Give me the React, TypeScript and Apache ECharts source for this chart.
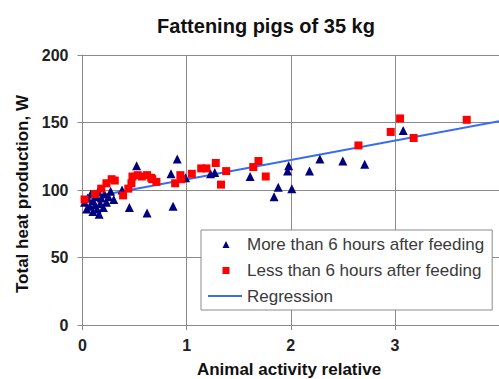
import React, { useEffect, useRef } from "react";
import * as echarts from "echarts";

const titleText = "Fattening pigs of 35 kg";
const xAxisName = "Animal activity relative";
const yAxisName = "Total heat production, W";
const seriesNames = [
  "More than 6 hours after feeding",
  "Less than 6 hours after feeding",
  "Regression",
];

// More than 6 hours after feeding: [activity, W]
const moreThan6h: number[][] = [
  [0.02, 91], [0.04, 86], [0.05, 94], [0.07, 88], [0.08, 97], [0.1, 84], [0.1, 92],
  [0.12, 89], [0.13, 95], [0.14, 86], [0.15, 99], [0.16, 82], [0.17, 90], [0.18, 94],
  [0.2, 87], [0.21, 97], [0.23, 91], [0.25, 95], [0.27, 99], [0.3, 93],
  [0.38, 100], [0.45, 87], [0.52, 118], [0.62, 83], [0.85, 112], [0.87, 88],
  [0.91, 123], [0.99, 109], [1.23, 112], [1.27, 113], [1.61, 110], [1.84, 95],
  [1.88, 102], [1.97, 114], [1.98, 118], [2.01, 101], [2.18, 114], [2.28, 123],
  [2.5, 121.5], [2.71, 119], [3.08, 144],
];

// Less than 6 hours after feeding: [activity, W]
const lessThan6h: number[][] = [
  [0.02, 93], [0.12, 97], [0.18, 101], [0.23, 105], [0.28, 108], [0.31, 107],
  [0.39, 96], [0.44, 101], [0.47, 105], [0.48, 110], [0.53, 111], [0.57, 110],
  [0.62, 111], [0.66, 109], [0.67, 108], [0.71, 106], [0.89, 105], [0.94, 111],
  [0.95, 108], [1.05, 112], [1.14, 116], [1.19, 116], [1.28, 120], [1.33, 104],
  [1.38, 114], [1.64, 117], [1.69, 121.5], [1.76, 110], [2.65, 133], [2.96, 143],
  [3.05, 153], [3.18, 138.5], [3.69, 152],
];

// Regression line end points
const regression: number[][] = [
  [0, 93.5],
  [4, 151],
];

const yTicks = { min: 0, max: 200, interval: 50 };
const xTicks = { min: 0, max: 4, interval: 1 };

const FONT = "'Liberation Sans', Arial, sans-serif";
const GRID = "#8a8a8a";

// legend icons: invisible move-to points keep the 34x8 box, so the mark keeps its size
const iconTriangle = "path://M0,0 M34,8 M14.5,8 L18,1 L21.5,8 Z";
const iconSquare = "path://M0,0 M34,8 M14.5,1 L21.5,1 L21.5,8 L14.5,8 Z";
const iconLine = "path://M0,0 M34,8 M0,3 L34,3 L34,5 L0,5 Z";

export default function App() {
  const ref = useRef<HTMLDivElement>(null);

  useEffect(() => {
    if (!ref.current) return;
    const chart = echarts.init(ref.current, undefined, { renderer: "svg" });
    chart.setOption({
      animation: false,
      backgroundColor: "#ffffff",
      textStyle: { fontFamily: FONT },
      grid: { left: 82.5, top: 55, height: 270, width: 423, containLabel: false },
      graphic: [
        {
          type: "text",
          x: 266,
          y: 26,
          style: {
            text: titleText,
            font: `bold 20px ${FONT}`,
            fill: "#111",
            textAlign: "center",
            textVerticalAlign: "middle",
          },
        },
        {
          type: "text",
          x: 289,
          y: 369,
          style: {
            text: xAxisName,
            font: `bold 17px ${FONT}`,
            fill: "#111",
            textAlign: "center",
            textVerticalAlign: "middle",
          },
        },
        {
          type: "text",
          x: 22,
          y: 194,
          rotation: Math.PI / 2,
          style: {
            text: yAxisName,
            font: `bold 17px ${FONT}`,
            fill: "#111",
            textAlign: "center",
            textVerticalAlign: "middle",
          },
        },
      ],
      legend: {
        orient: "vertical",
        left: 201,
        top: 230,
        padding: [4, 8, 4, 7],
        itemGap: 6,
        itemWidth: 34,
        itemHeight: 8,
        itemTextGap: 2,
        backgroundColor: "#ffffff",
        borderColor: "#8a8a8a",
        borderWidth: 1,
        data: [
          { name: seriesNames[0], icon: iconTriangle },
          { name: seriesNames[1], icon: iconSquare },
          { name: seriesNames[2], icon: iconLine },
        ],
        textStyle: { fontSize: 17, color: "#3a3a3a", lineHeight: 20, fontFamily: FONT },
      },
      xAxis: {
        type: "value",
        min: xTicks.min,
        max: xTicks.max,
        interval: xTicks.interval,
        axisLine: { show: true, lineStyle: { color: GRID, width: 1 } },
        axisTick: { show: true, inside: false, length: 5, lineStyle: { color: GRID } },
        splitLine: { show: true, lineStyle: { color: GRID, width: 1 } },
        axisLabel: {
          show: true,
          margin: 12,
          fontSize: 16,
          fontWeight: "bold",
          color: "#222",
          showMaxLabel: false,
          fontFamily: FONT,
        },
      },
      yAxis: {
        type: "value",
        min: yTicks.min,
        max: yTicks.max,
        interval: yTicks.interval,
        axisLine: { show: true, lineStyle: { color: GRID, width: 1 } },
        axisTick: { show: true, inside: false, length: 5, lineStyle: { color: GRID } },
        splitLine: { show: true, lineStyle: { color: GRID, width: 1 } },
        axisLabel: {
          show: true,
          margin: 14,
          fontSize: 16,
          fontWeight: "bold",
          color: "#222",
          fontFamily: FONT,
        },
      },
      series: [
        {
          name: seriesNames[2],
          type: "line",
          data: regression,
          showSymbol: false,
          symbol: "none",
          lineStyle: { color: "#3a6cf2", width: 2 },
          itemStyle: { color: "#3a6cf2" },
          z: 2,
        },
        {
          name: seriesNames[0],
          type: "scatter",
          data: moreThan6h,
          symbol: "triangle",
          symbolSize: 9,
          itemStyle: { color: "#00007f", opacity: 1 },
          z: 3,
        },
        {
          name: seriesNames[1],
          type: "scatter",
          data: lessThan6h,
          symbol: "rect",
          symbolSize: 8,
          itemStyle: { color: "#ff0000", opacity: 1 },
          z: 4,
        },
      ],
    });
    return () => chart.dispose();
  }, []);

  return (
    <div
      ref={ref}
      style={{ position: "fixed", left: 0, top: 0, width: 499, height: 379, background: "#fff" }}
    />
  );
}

::::

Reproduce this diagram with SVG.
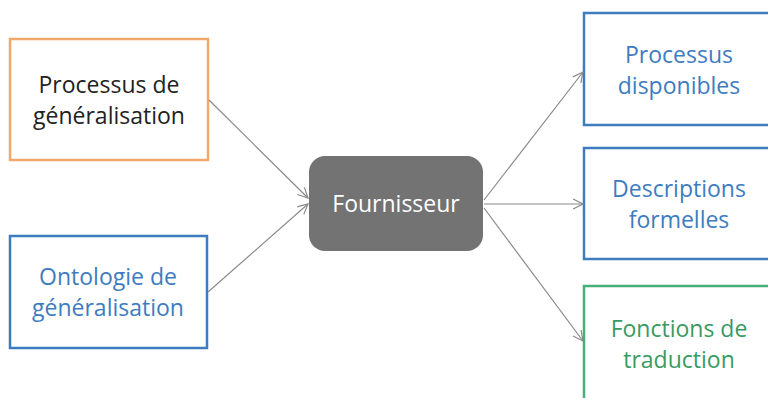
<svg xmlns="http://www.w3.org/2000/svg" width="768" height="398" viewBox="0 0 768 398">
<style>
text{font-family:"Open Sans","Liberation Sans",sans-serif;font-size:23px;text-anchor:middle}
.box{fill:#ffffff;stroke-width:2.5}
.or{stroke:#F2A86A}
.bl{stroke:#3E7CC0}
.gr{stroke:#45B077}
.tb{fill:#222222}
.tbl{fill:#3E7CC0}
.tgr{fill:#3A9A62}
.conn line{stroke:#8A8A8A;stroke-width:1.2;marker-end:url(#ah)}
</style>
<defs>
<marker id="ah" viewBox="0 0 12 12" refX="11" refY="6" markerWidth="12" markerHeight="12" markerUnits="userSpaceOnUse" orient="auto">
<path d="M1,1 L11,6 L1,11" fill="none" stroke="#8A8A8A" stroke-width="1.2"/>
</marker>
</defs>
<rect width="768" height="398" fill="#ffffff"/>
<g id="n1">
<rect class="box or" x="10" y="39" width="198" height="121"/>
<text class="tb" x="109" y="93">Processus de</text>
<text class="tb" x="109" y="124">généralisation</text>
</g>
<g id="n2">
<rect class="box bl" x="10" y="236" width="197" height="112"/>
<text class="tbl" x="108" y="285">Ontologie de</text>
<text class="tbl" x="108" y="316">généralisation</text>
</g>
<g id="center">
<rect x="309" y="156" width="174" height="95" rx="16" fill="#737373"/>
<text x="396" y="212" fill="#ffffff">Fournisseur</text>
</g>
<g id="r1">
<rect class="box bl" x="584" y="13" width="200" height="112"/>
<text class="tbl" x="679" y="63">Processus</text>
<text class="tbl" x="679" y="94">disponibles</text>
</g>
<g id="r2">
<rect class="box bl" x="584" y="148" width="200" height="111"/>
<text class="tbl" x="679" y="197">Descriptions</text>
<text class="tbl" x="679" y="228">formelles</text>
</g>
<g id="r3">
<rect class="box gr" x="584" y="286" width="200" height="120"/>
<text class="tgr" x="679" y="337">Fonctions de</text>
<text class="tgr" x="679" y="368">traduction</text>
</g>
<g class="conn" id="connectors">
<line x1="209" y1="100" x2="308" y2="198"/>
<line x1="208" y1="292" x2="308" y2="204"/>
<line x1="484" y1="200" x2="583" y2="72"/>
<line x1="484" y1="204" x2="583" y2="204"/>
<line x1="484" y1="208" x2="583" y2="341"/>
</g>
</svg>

::::

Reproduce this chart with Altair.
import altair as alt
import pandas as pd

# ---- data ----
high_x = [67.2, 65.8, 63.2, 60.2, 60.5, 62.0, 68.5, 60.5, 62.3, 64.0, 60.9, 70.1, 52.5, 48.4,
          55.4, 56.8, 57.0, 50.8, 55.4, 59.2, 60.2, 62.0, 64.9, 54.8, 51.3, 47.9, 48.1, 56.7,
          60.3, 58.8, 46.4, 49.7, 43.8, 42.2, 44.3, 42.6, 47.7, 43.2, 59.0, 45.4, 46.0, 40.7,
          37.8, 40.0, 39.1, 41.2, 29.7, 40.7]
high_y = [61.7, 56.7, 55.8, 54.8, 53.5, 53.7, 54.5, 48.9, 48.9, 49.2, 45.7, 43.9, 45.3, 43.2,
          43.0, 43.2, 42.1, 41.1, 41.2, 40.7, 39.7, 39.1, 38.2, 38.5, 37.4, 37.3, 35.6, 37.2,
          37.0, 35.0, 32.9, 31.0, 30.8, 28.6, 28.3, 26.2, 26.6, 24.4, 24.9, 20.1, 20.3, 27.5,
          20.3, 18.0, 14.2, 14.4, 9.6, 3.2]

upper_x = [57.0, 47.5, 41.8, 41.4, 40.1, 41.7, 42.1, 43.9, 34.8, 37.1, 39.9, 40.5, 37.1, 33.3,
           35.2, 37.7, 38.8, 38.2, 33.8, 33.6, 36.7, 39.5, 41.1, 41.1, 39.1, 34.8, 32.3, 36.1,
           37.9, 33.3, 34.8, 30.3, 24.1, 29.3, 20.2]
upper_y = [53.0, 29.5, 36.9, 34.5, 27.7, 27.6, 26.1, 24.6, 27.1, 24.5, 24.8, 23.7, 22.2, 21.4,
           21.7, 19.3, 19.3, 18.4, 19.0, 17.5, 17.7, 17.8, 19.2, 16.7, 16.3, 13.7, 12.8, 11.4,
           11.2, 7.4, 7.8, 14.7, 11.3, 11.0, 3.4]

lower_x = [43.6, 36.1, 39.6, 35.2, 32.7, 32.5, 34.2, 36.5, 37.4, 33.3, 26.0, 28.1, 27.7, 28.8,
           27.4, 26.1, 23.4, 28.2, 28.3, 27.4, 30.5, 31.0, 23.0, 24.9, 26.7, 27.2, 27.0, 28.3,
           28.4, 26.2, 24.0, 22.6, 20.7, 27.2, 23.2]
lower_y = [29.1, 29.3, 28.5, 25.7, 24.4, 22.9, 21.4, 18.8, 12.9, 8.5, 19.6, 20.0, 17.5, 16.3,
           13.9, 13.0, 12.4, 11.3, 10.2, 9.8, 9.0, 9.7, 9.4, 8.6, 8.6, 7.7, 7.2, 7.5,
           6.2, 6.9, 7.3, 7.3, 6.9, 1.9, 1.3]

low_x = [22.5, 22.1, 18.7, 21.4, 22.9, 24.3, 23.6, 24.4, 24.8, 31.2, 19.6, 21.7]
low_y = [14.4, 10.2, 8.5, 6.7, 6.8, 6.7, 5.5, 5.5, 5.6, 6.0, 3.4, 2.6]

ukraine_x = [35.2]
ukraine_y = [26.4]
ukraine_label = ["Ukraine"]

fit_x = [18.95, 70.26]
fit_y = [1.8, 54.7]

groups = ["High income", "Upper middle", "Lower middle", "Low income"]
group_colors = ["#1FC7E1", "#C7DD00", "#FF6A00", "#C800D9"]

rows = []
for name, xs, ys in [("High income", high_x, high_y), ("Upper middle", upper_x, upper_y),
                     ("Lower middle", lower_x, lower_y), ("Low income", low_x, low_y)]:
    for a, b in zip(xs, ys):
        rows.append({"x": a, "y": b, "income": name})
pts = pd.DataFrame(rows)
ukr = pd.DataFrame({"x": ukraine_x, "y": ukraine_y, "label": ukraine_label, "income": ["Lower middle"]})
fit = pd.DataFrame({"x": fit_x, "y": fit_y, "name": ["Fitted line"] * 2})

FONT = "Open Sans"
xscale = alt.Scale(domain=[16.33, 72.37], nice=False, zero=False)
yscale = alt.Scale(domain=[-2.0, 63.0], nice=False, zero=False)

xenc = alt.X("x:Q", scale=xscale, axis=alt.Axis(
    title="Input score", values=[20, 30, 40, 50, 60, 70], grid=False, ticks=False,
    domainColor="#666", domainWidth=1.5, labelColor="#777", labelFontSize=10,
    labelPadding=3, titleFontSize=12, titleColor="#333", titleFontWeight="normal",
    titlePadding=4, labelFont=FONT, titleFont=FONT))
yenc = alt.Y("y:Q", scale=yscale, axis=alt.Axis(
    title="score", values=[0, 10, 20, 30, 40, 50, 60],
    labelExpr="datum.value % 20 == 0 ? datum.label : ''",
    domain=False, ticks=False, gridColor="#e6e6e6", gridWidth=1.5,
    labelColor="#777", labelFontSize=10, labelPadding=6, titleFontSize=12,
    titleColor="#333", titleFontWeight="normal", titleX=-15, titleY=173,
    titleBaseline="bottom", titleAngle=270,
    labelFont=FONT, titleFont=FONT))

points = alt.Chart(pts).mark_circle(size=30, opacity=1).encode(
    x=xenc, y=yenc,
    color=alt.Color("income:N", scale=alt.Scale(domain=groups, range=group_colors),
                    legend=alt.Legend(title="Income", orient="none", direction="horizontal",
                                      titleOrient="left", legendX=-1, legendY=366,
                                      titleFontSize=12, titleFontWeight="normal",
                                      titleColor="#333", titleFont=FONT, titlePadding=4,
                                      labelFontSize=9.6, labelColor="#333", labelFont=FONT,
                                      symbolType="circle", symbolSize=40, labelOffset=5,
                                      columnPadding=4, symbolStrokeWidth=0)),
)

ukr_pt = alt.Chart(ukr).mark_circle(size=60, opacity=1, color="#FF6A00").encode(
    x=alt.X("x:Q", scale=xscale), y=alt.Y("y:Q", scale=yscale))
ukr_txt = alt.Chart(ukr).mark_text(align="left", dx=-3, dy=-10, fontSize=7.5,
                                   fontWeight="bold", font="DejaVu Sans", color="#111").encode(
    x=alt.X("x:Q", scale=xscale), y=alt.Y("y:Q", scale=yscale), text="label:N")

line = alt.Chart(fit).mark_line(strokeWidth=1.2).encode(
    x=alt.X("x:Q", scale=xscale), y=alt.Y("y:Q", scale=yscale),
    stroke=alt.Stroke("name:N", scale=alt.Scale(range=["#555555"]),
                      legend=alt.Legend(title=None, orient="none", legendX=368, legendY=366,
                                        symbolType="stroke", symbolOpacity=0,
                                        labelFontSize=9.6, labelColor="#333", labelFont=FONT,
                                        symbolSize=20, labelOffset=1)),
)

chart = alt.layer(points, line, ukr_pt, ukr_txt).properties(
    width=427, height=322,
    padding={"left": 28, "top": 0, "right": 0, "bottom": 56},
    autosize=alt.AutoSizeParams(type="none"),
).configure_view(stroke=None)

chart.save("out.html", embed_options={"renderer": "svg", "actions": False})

::::

(Short problem) The lines you need run from the one containing "Give me the" down to the one containing "import * as"; print them exactly, both ends included, and leave out pictures.

(Exercise solution)
Give me the React, TypeScript and Apache ECharts source for this chart.
import React, { useEffect, useRef } from "react";
import * as echarts from "echarts";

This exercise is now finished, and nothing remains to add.